Material for this task
┄┄┄┄┄┄┄┄┄┄┄┄┄┄┄┄┄┄┄┄
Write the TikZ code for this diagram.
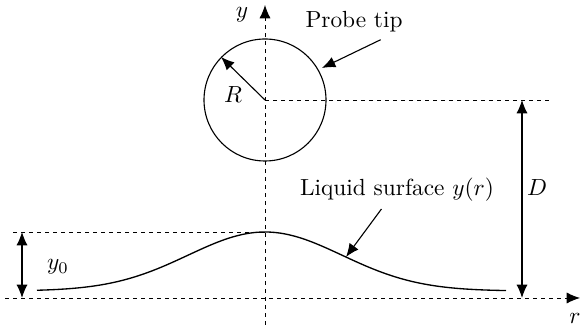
\documentclass[tikz,border=0pt]{standalone}
\usetikzlibrary{arrows.meta}
\begin{document}
\begin{tikzpicture}[x=0.45pt, y=-0.45pt, >={Latex[length=6pt,width=5pt]},
    line width=0.5pt,
    axis/.style={line width=0.4pt, dash pattern=on 2pt off 1.6pt},
    guide/.style={line width=0.4pt, dash pattern=on 1.8pt off 1.8pt},
    every node/.style={inner sep=1pt, scale=1.05}]
  \useasboundingbox (0,0) rectangle (583,330);
  % axes and centre of the tip
  \coordinate (c) at (265,100);
  \coordinate (apex) at (265,232);
  \draw[axis,->] (5,298) -- (580,298) coordinate (rend);
  \draw[axis,->] (265,325) -- (265,5) coordinate (yend);
  \node (ylab) at (242,15) {$y$};
  \node (rlab) at (575,318) {$r$};
  % probe tip
  \draw (c) circle[radius=61];
  \coordinate (rtip) at (221,57);
  \draw[->] (c) -- (rtip);
  \node (rad) at (233,95) {$R$};
  \node (probe) at (354,22) {Probe tip};
  \coordinate (ptip) at (322,68);
  \draw[->] ([xshift=12pt,yshift=-2pt]probe.south) -- (ptip);
  % guides
  \coordinate (dtop) at (522,100);
  \coordinate (dbot) at (522,298);
  \draw[guide] (c) -- (550,100);
  \draw[guide] (13,232) -- (apex);
  \draw[<->] (dtop) -- (dbot);
  \node (dlab) at (537,188) {$D$};
  \coordinate (ytop) at (22,232);
  \coordinate (ybot) at (22,298);
  \draw[<->] (ytop) -- (ybot);
  \node (y0lab) at (58,267) {$y_0$};
  % liquid surface
  \draw[line width=0.6pt] plot[domain=37:506, samples=80, smooth, variable=\x]
    ({\x}, {291-59*exp(-0.5*((\x-265)/77)^2)});
  \node (liq) at (397,190) {Liquid surface $y(r)$};
  \coordinate (stip) at (346,257);
  \draw[->] ([xshift=-7pt,yshift=-2pt]liq.south) -- (stip);
\end{tikzpicture}
\end{document}
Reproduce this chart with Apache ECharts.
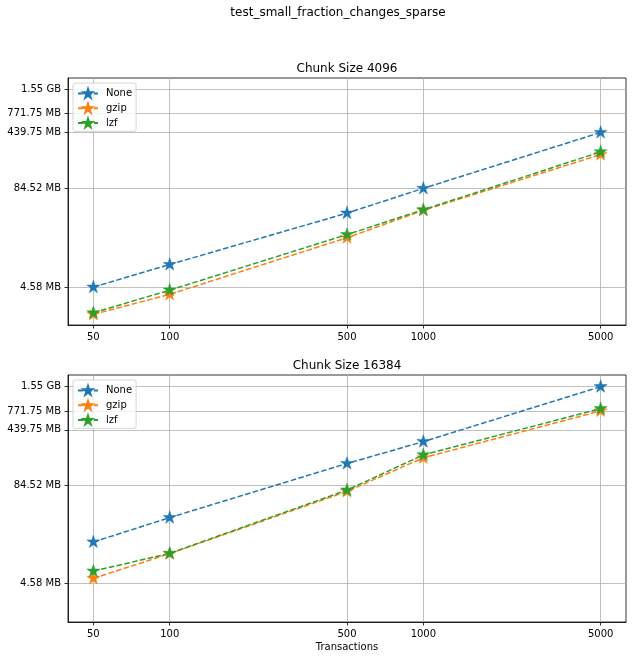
<!DOCTYPE html>
<html>
<head>
<meta charset="utf-8">
<script src="https://cdn.jsdelivr.net/npm/echarts@6/dist/echarts.min.js"></script>
<style>html,body{margin:0;padding:0;background:#fff}#c{width:633px;height:660px}</style>
</head>
<body>
<div id="c"></div>
<script>
// ---- data (sizes in MB) ----
const transactions = [50, 100, 500, 1000, 5000];
const xTicks = [50, 100, 500, 1000, 5000];
const yTicks = [4.58, 84.52, 439.75, 771.75, 1587.2];
const seriesNames = ['None', 'gzip', 'lzf'];
const chunk4096None = [4.58, 8.93, 40.7, 84.52, 439.75];
const chunk4096Gzip = [2.05, 3.70, 19.7, 44.1, 229];
const chunk4096Lzf  = [2.15, 4.19, 21.6, 45.0, 248];
const chunk16384None = [15.7, 32.4, 161.8, 310, 1587.2];
const chunk16384Gzip = [5.32, 11.1, 70.6, 191.7, 771.75];
const chunk16384Lzf  = [6.6, 11.2, 73.4, 209, 826];
const panelTitles = ['Chunk Size 4096', 'Chunk Size 16384'];
const suptitle = 'test_small_fraction_changes_sparse';
const xLabel = 'Transactions';

const colors = ['#1f77b4', '#ff7f0e', '#2ca02c'];
const FONT = 'DejaVu Sans';
const star = 'path://M0,-1L-0.2245,-0.309L-0.9511,-0.309L-0.3633,0.118L-0.5878,0.809L0,0.382L0.5878,0.809L0.3633,0.118L0.9511,-0.309L0.2245,-0.309Z';

function fmtSize(v) {
  if (v >= 1024) return (v / 1024).toFixed(2) + ' GB';
  return v.toFixed(2) + ' MB';
}

const grids = [
  {left: 68, top: 78, width: 558, height: 247},
  {left: 68, top: 375, width: 558, height: 247}
];
const yRanges = [[1.498, 2193], [1.455, 2245]];

const chart = echarts.init(document.getElementById('c'), null, {renderer: 'canvas'});

const xAxes = grids.map((g, i) => ({
  type: 'log', gridIndex: i, logBase: 10,
  min: 50 / Math.pow(10, 0.1), max: 5000 * Math.pow(10, 0.1),
  axisLine: {show: true, lineStyle: {color: '#000', width: 0.8}},
  axisTick: {show: true, length: 3.5, lineStyle: {color: '#000', width: 0.8}, customValues: xTicks},
  axisLabel: {show: true, margin: 7, fontFamily: FONT, fontSize: 10, color: '#000', customValues: xTicks, formatter: v => String(Math.round(v))},
  splitLine: {show: true, lineStyle: {color: '#b0b0b0', width: 0.8}},
  minorTick: {show: false}, minorSplitLine: {show: false},
  name: i === 1 ? xLabel : '', nameLocation: 'middle', nameGap: 20,
  nameTextStyle: {fontFamily: FONT, fontSize: 10, color: '#000'}
}));

const yAxes = grids.map((g, i) => ({
  type: 'log', gridIndex: i, logBase: 10,
  min: yRanges[i][0], max: yRanges[i][1],
  axisLine: {show: true, lineStyle: {color: '#000', width: 0.8}},
  axisTick: {show: true, length: 3.5, lineStyle: {color: '#000', width: 0.8}, customValues: yTicks},
  axisLabel: {show: true, margin: 7, fontFamily: FONT, fontSize: 10, color: '#000', customValues: yTicks, formatter: v => fmtSize(v)},
  splitLine: {show: true, lineStyle: {color: '#b0b0b0', width: 0.8}},
  minorTick: {show: false}, minorSplitLine: {show: false}
}));

const panels = [
  [chunk4096None, chunk4096Gzip, chunk4096Lzf],
  [chunk16384None, chunk16384Gzip, chunk16384Lzf]
];

const series = [];
panels.forEach((arrs, p) => {
  arrs.forEach((vals, k) => {
    series.push({
      type: 'line', name: seriesNames[k], xAxisIndex: p, yAxisIndex: p,
      data: transactions.map((t, j) => [t, vals[j]]),
      symbol: star, symbolSize: [13, 12.4], symbolOffset: [0, -0.6],
      color: colors[k],
      itemStyle: {color: colors[k], borderColor: colors[k], borderWidth: 0.5},
      lineStyle: {color: colors[k], width: 1.5, type: [5.55, 2.4]},
      z: 2 + k, animation: false, silent: true
    });
  });
});

const legendBase = {
  orient: 'vertical', itemWidth: 20, itemHeight: 11, itemGap: 4,
  padding: [5, 4, 3, 4],
  backgroundColor: 'rgba(255,255,255,0.8)', borderColor: '#cccccc', borderWidth: 0.8, borderRadius: 2,
  textStyle: {fontFamily: FONT, fontSize: 10, color: '#000', padding: [0, 0, 0, 3]},
  data: seriesNames
};

const option = {
  backgroundColor: '#fff',
  animation: false,
  grid: grids.map(g => Object.assign({show: true, borderColor: '#000', borderWidth: 0.8, backgroundColor: 'transparent'}, g)),
  xAxis: xAxes,
  yAxis: yAxes,
  series: series,
  legend: [
    Object.assign({left: 73, top: 83}, legendBase),
    Object.assign({left: 73, top: 380}, legendBase)
  ],
  graphic: [
    {type: 'text', x: 338, y: 13, style: {text: suptitle, font: '12px "DejaVu Sans"', fill: '#000', align: 'center', verticalAlign: 'middle'}},
    {type: 'text', x: 347, y: 68.5, style: {text: panelTitles[0], font: '12px "DejaVu Sans"', fill: '#000', align: 'center', verticalAlign: 'middle'}},
    {type: 'text', x: 347, y: 365.5, style: {text: panelTitles[1], font: '12px "DejaVu Sans"', fill: '#000', align: 'center', verticalAlign: 'middle'}}
  ]
};
chart.setOption(option);
</script>
</body>
</html>
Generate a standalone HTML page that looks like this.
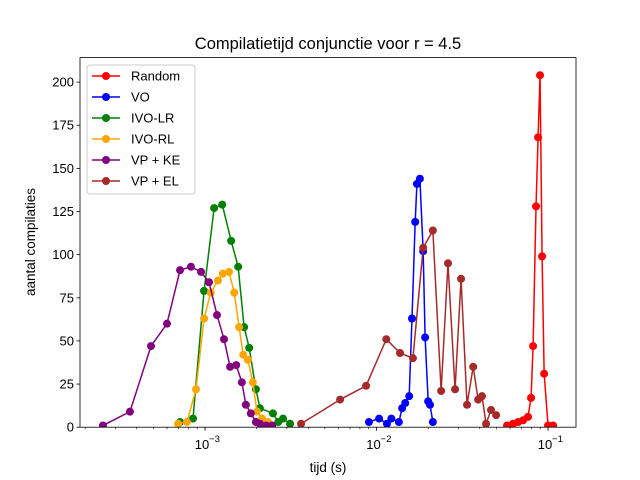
<!DOCTYPE html>
<html><head><meta charset="utf-8"><style>
body{margin:0;background:#fff}
svg{display:block;font-family:"Liberation Sans","DejaVu Sans",sans-serif}
</style></head><body>
<svg id="chart" width="640" height="480" viewBox="0 0 640 480">
<rect x="0" y="0" width="640" height="480" fill="#fff"/>
<text x="328" y="49" text-anchor="middle" font-size="16.5">Compilatietijd conjunctie voor r = 4.5</text>
<text x="328" y="472" text-anchor="middle" font-size="13.5">tijd (s)</text>
<text x="35" y="242" text-anchor="middle" font-size="13.5" transform="rotate(-90 35 242)">aantal compilaties</text>
<g id="plot"></g>
<g id="axes"></g>
<g id="legend"></g>
</svg>
<script>
const seriesNames = ["Random","VO","IVO-LR","IVO-RL","VP + KE","VP + EL"];
const seriesColors = ["#ff0000","#0000ff","#008000","#ffa500","#800080","#a52a2a"];
const randomX = [0.0577,0.0625,0.0669,0.0715,0.0764,0.0796,0.0818,0.0851,0.0875,0.0898,0.0923,0.0949,0.100,0.107];
const randomY = [1,2,3,4,6,17,47,128,168,204,99,31,1,1];
const voX = [0.00903,0.01035,0.0115,0.0122,0.0135,0.0141,0.0147,0.0155,0.0161,0.0168,0.0172,0.0179,0.0187,0.0192,0.0200,0.0205,0.0213];
const voY = [3,5,2,5,3,11,14,18,63,119,141,144,102,52,15,13,3];
const ivolrX = [0.000715,0.000851,0.000987,0.00113,0.00126,0.00142,0.00156,0.00169,0.00181,0.00198,0.00209,0.00249,0.00267,0.00285,0.00313];
const ivolrY = [3,5,79,127,129,108,93,58,46,22,11,8,3,5,2];
const ivorlX = [0.000696,0.000785,0.000886,0.000987,0.00108,0.00119,0.00127,0.00138,0.00148,0.00158,0.00167,0.00178,0.00190,0.00201,0.00215,0.00233];
const ivorlY = [2,3,22,63,78,85,89,90,78,58,42,39,26,9,5,3];
const vpkeX = [0.000254,0.000365,0.000484,0.000600,0.000715,0.000828,0.000948,0.001055,0.001175,0.00129,0.00140,0.00152,0.00164,0.00173,0.00185,0.00198,0.00209,0.00227,0.00246];
const vpkeY = [1,9,47,60,91,93,90,84,65,51,35,36,26,13,8,3,2,1,1];
const vpelX = [0.00363,0.00613,0.00869,0.0114,0.0137,0.0163,0.0187,0.0213,0.0238,0.0261,0.0287,0.0311,0.0337,0.0366,0.0391,0.0412,0.0435,0.0465,0.0498];
const vpelY = [2,16,24,51,43,40,104,114,21,95,22,86,13,35,16,18,2,10,7];
const allX = [randomX,voX,ivolrX,ivorlX,vpkeX,vpelX];
const allY = [randomY,voY,ivolrY,ivorlY,vpkeY,vpelY];
const yTicks = [0,25,50,75,100,125,150,175,200];
const xMajor = [-3,-2,-1];

const L=80,R=576,T=57.6,B=427.2;
const lxMin=-3.729,lxMax=-0.837,yMin=0,yMax=214.2;
function sx(v){return L+(Math.log10(v)-lxMin)/(lxMax-lxMin)*(R-L);}
function sy(v){return B-(v-yMin)/(yMax-yMin)*(B-T);}
const NS="http://www.w3.org/2000/svg";
function mk(tag,attrs,parent){const e=document.createElementNS(NS,tag);for(const k in attrs)e.setAttribute(k,attrs[k]);parent.appendChild(e);return e;}
const plot=document.getElementById('plot'),axes=document.getElementById('axes'),leg=document.getElementById('legend');
const clip=mk('clipPath',{id:'c'},plot);mk('rect',{x:L,y:T,width:R-L,height:B-T},clip);
const pg=mk('g',{'clip-path':'url(#c)'},plot);
allX.forEach((xs,i)=>{
  const g=mk('g',{},pg);
  
  
  const pts=xs.map((x,j)=>sx(x).toFixed(2)+','+sy(allY[i][j]).toFixed(2)).join(' ');
  const pl=mk('polyline',{points:pts,fill:'none',stroke:seriesColors[i],'stroke-width':1.5,'stroke-linejoin':'round'},g);
  
  
  xs.forEach((x,j)=>{
    const c=mk('circle',{cx:sx(x),cy:sy(allY[i][j]),r:4,fill:seriesColors[i]},g);
    
    
  });
});
const fr=mk('rect',{x:L,y:T,width:R-L,height:B-T,fill:'none',stroke:'#000','stroke-width':0.8},axes);


yTicks.forEach(t=>{
  const y=sy(t);
  const tk=mk('line',{x1:L-3.5,x2:L,y1:y,y2:y,stroke:'#000','stroke-width':0.8},axes);
  
  
  const tx=mk('text',{x:L-6,y:y+4.5,'text-anchor':'end','font-size':13},axes);
  tx.textContent=t;
  
  
});
for(let d=-4;d<=-1;d++){for(let m=1;m<10;m++){
  const v=m*Math.pow(10,d);const x=sx(v);if(x<L-0.1||x>R+0.1)continue;
  const tk=mk('line',{x1:x,x2:x,y1:B,y2:B+(m===1?3.5:2),stroke:'#000','stroke-width':m===1?0.8:0.6},axes);
  
  
}}
xMajor.forEach(e=>{
  const x=sx(Math.pow(10,e));
  const tx=mk('text',{x:x-3,y:B+22,'text-anchor':'middle','font-size':13},axes);
  tx.textContent='10';
  
  
  const sup=mk('text',{x:x+4,y:B+15,'text-anchor':'start','font-size':9.5},axes);
  sup.textContent='\u2212'+(-e);
  
  
});
const lb=mk('rect',{x:87,y:65,width:108,height:129,rx:3,fill:'#fff','fill-opacity':0.8,stroke:'#ccc','stroke-width':1},leg);


seriesNames.forEach((n,i)=>{
  const y=76+i*21;
  const g=mk('g',{},leg);
  
  
  mk('line',{x1:92,x2:120,y1:y,y2:y,stroke:seriesColors[i],'stroke-width':1.5},g);
  mk('circle',{cx:106,cy:y,r:4,fill:seriesColors[i]},g);
  const t=mk('text',{x:131,y:y+4.5,'font-size':13},g);
  t.textContent=n;
});
</script>
</body></html>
┄┄┄┄┄┄┄┄┄┄┄┄┄┄┄┄┄┄┄┄
Exercise requirements
What is the number of lines containing "standalone"? Give that number only.

Correct answer
2